Editor’s Note: The Chronicle sent reporters Patrick Muir and Catherine Callister to look into some popular myths and legends regarding the history of various sites surrounding the Salt Lake Valley and to hear from real people who shared their stories about paranormal experiences at these locations.

East High School

Having spent more than 20 years working late into the evening as a custodian, Heber Stohel says he and many others have seen a 4-foot-tall shadow that floats about a foot off the ground, wandering the hallways of East High.

One night, Stohel was walking out of a restroom when he said he felt the shadow enter his body.

“It was the strangest thing I’ve ever felt in my life,” Stohel said. “It was so strong it knocked me over.”

A year-and-a-half later, his boss reported a similar experience. He said he was walking down the hall and felt as though he were being watched. When he looked back, he saw the shadow, but it quickly disappeared.

He continued to walk, but once again felt he was being watched. When he turned around, the shadow went through his body.

Custodian Andy Reeve said he was cleaning an office one night when he looked up to see a broom balancing itself. A moment later it fell and hit him.

Reeve also said that one time, when he was emptying the trash out of a chemistry lab, a Bunsen burner suddenly turned on by itself.

The school is located on 840 S. 1300 East.

Old Emmo’s Grave

Emmo was actually a man named Jacob Moritz, whose ashes were enshrined in a tall monument in the Salt Lake City Cemetery.

There is a window in the front of the monument that holds the remains of an urn. Many believe that if you circle the grave three times chanting “Emmo, Emmo, Emmo,” you can see a face in the window.

Rob Tannenbaum, a financial manager at the cemetery, said Moritz was a prominent Jewish businessman in early 20th-century Salt Lake City. He owned and operated a brewery.

Tannnbaum said that the grave is definitely not haunted-in fact, he added, the legend gets annoying and is disrespectful of the dead.

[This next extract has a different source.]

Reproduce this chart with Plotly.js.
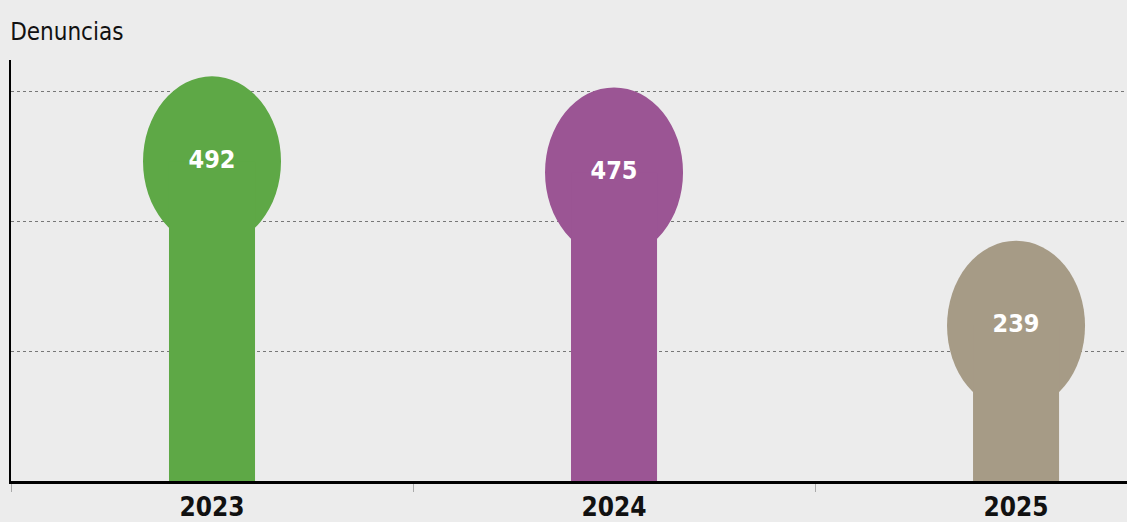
<!DOCTYPE html>
<html>
<head>
<meta charset="utf-8">
<script src="https://cdn.plot.ly/plotly-3.0.1.min.js"></script>
<style>html,body{margin:0;padding:0;background:#ececec;}#chart{width:1127px;height:522px;}</style>
</head>
<body>
<div id="chart"></div>
<script>
const years = ["2023", "2024", "2025"];
const denuncias = [492, 475, 239];
const colors = ["#5ea846", "#9b5594", "#a69b86"];
const yTicks = [200, 400, 600];
const chartTitle = "Denuncias";

const labelFont = "'DejaVu Sans Condensed', 'DejaVu Sans', sans-serif";

const bars = {
  type: "bar",
  x: years,
  y: denuncias,
  width: 0.214,
  marker: {color: colors, line: {width: 0}},
  hoverinfo: "skip"
};

const labels = {
  type: "scatter",
  mode: "text",
  x: years,
  y: denuncias,
  text: denuncias.map(String),
  textposition: "middle center",
  textfont: {family: labelFont, size: 25, color: "#ffffff", weight: "bold", stretch: "condensed"},
  hoverinfo: "skip",
  cliponaxis: false
};

const shapes = years.map((yr, i) => ({
  type: "circle",
  xref: "x", yref: "y",
  xsizemode: "pixel", ysizemode: "pixel",
  xanchor: i, yanchor: denuncias[i],
  x0: -69, x1: 69, y0: -85, y1: 85,
  fillcolor: colors[i],
  line: {width: 0},
  layer: "between"
}));

const layout = {
  width: 1127, height: 522,
  paper_bgcolor: "#ececec",
  plot_bgcolor: "#ececec",
  margin: {l: 11, r: 0, t: 60, b: 41},
  showlegend: false,
  title: {text: chartTitle, x: 0.009, xanchor: "left", y: 0.94, yanchor: "middle",
          font: {family: labelFont, size: 24, color: "#111111", stretch: "condensed"}},
  xaxis: {
    type: "category",
    range: [-0.5, 2.276],
    showgrid: false,
    showline: true, linecolor: "#000000", linewidth: 3,
    ticks: "outside", tickson: "boundaries", ticklen: 8, tickcolor: "#aaaaaa", tickwidth: 1,
    ticklabelstandoff: 1,
    tickfont: {family: labelFont, size: 26, color: "#111111", weight: "bold", stretch: "condensed"},
    fixedrange: true
  },
  yaxis: {
    range: [0, 648],
    tickvals: yTicks,
    showticklabels: false,
    showgrid: true, gridcolor: "#777777", gridwidth: 1, griddash: "dot",
    showline: true, linecolor: "#000000", linewidth: 2,
    zeroline: false,
    ticks: "",
    fixedrange: true
  },
  shapes: shapes
};

Plotly.newPlot("chart", [bars, labels], layout, {displayModeBar: false, staticPlot: true});
</script>
</body>
</html>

People often visit the grave at night and leave burnt candles on the ground that the caretakers have to pick up the next day.

Emmo’s grave is located in the Salt Lake City Cemetery on 200 “N” Street.

Shilo Inn

This popular downtown hotel played host to a murder about 30 years ago.

In the 1970s, a woman threw her children off the upper balcony before jumping to her own death.

Maintenance worker Jose Flores says that their ghosts live on the 13th floor, where the elevator motors and boiler room are located.

Flores said that one time he was working on the 13th floor when a fluorescent light dropped from the ceiling and shattered at his feet.

“I’m the only one on the weekends that has access to the 13th floor,” he said. “And those kind of lights, you have to screw out of socket. It was the ghosts.”

He said that often he will put down a tool and the ghosts will move it.

“They play tricks on me,” he said. “But we’re friends, and we get along.”

Flores said he believes the ghosts reside there because they like how quiet and dark it is on the 13th floor.

The Shilo Inn is located at 206 South West Temple.

Uintah Elementary School

Michael Rhoten used to be a janitor at Uintah Elementary School and said that he saw and heard a lot of weird things there. Rhoten recalled being alone with a coworker dusting part of the school.

He said they heard a voice.

Then a hand truck they had been using crashed to the floor. If Rhoten’s coworker hadn’t turned to talk with him, he said it would have hit her in the head.

On another occasion, Rhoten was at the school around 11 p.m., cleaning up after a carnival. He said he heard children laughing-but there was no one there.

Rhoten called his boss and said that he would come back and finish the job the next morning.

The school is located at 1571 E. 1300 South.

The City and County Building

The City and County Building is 111 years old, and although it was remodeled in the 1980s, many of its original sections remain. Bill Scavezze has worked in The City and County Building as a security guard for two-and-a-half years, and said he has never seen or heard anything unusual, but he knows many stories surrounding the old building.

Scavezze said he knows of guards that are scared of the fifth floor. At night, when they run security checks, they will check all the floors except that one. Guards say that in the hallway in which portraits of every former mayor of Salt Lake City hang, a ghost of one of the mayors walks the hall in front of his portrait.

Scavezze said a couple years ago, a man was on the fifth floor about to take the elevator down when a voice told him, “Don’t get in the elevator.” He got in anyway, then the voice came again: “Don’t get in the elevator.”

The man listened and stood back as the elevator crashed to the ground floor.

Scavezze has heard people tell of a ghost boy and girl who supposedly run up and down the halls of the building.

Scavezze also knows first-hand of abnormal activities taking place in the building. He told of a tunnel that runs from the building toward the library, which many believe is haunted. Even though Scavezze has never seen anything, he said when he is alone at night guarding the old building, he still catches himself looking over his shoulder.

The City and County Building is located at 451 South State Street.